Büyükataman, anayasal düzeni cebir ve şiddetle yıkma hayali kuranların MHP'nin bu teklifi karşısında paniğe kapıldığını ileri sürerek, şu değerlendirmelerde bulundu:
"Anlaşılmaz olan ise CHP'nin başını çektiği ittifakın, Türk milletinin haklı beklentilerini dile getiren Sayın Genel Başkanımızın idamla ilgili talebine karşı yaklaşımlarıdır. Karşı çıkışlarının sebeplerini kamuoyu ile paylaşmak, varsa kangren halini almış bu soruna çözüm tekliflerini ortaya koymak, Türkiye Cumhuriyeti Devletini katil olarak göstermeye kalkan CHP'li yöneticilerin ve CHP'nin ipiyle kuyuya inen ittifak ortaklarının görevidir."
Açıklamasında "Gazi Mustafa Kemal Atatürk'ün 'tam bağımsızlık' mücadelesinden mandacılığa evrilen Kılıçdaroğlu yönetimindeki CHP'nin ve gayriresmi şubelerinin toplumun huzuru, dirliği ve güvenliği söz konusu iken Avrupa Birliğini işaret etmesi kendileri açısından hem utanç verici hem de gayri samimidir." ifadelerine yer veren Büyükataman, "Partisini ve partililerini terör örgütünün siyasi uzantılarına topyekün paravan yapanların idam yasasına önce şahsen destek vereceğini söyleyip ardından 'brexit-trexit' sözleriyle konuyu Avrupa Birliğine bağlaması iradelerinin ipotek altında olduğunun en net kanıtıdır." görüşünü paylaştı.
Büyükataman, açıklamasında şunları kaydetti:
"Şehirlere bombalar yağarken sıvışacak yer arayanların bugün mikrofonlar karşısındaki sahte pehlivanlıkları güreş meydanına çıkıncaya kadardır.
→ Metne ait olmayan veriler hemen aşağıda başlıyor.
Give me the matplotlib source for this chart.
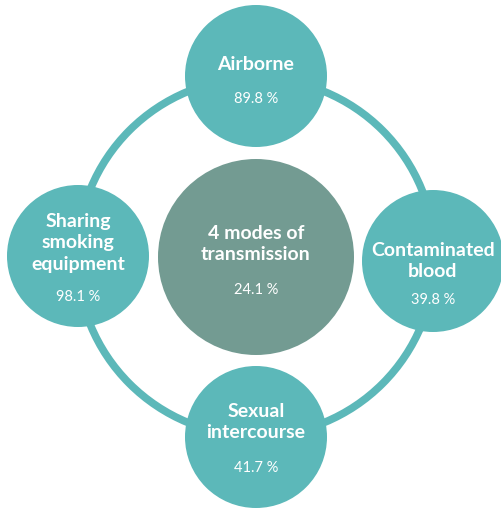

Türk milleti ile güreşe tutuşmaya kalkanlar yenilmeye mahkumdur. Toplumun kanayan yaralarına ilaç vermek yerine, yarayı açanların menfaatlerini önceleyenlerin FETÖ'ye gizli af ve erken seçim yatırımı iddiaları tıpkı siyasetleri gibi ucubeliktir. Bir çözüm önerisi olmayanların içi boş söylemleri, Türkiye’nin ayağına zincir vurma maksadını taşımaktadır. Büyük Türk milletinin bu zincirleri kıralı, zincirlerin sahiplerine tarihi ders vereli çok zaman geçmemiştir."